Dillon attempts—or shall we say, essays—a response to this riddle too. And his attempt, his definition of style, is beautiful enough to be quoted in full. “What exactly do I mean, even, by ‘style’?” he writes. “Perhaps it is nothing but an urge, an aspiration, a clumsy access of admiration, a crush. On what? The very idea. Form and texture rescued from chaos, the precision and extravagance of it, the daring, in the end the distance, such as I think I could never attain. As much in a person, in a body, as in prose: those people who can keep it together. I like your style means: I admire, dear human, what you have clawed back from sickness and pain and madness. I’m a fan, too much a fan, of your rising above.”
Consider that passage a representative slice of Dillon’s book—where the literary is impossible to separate from the personal. Indeed, we are told that for him, reading—and reading essays in particular—is a form of consolation, just as writing is a diversion. But a diversion from what? From the sickness and pain and madness of life. The bright stars of Essayism are obscured every once in a while by the dense fog of the writer’s own melancholy: “Each day I sat at my desk in an office at the end of the garden and cried and smoked and tried to write—tried to write this book—and each day finally gave myself up to fantasies of suicide.”
Dr Johnson’s Dictionary defines the essay as “a loose sally of the mind; an irregular indigested piece”. While parts of Essayism do match up to the fragmentary, offbeat character of the form the author has set out to explore, Dillon’s book is anything but a loose, Johnsonian sally. This is a deeply considered, expertly composed work of literature, packed with ideas and reminiscences, luminous with critical insights and (see above) beautiful sentences.
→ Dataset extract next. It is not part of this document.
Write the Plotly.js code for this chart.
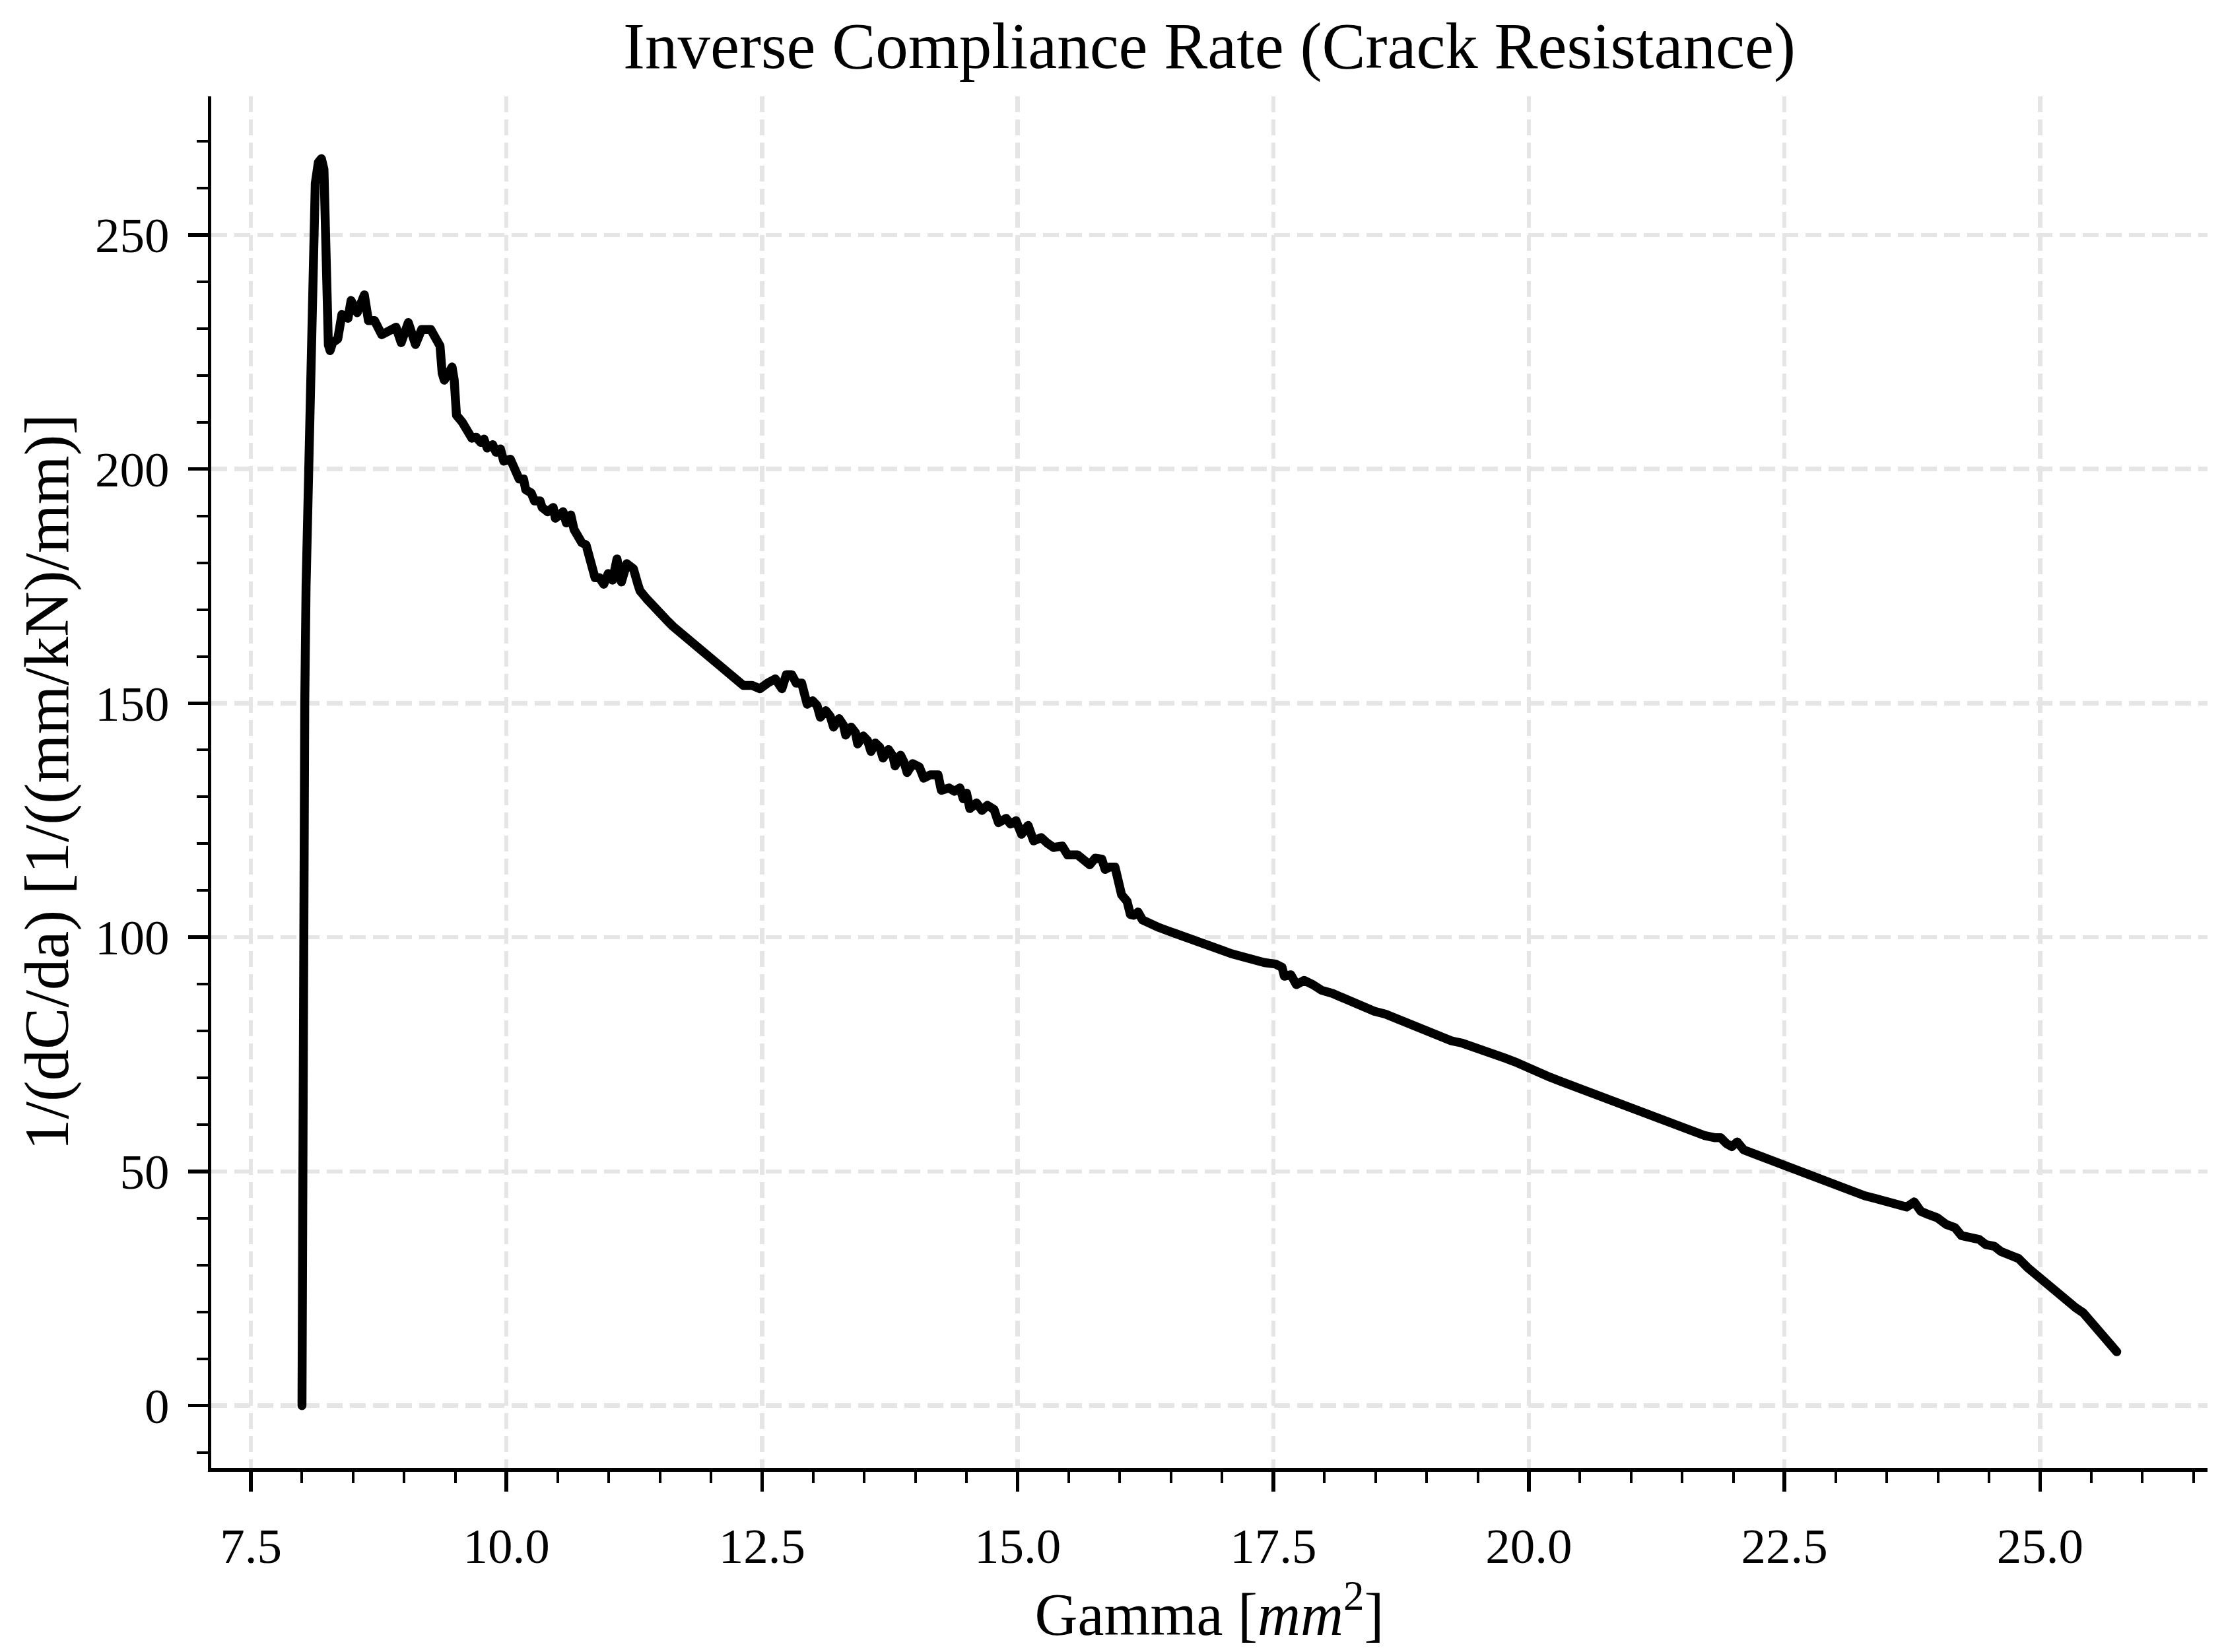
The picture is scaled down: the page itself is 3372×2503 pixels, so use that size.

What exactly is this book about, though? That’s the inane inquiry of the amateur reader. But some of my favourite writers have had a lot of fun with this question. I have in mind Roland Barthes’ Camera Lucida, which, contrary to what it says on the label, isn’t really about photography. Also, of a more recent vintage, Geoff Dyer’s Out of Sheer Rage, which isn’t quite about D.H. Lawrence as advertised. Dillon’s Essayism deserves to be placed in this esteemed company—for here, too, we have a fabulous book that delivers much more than it promises.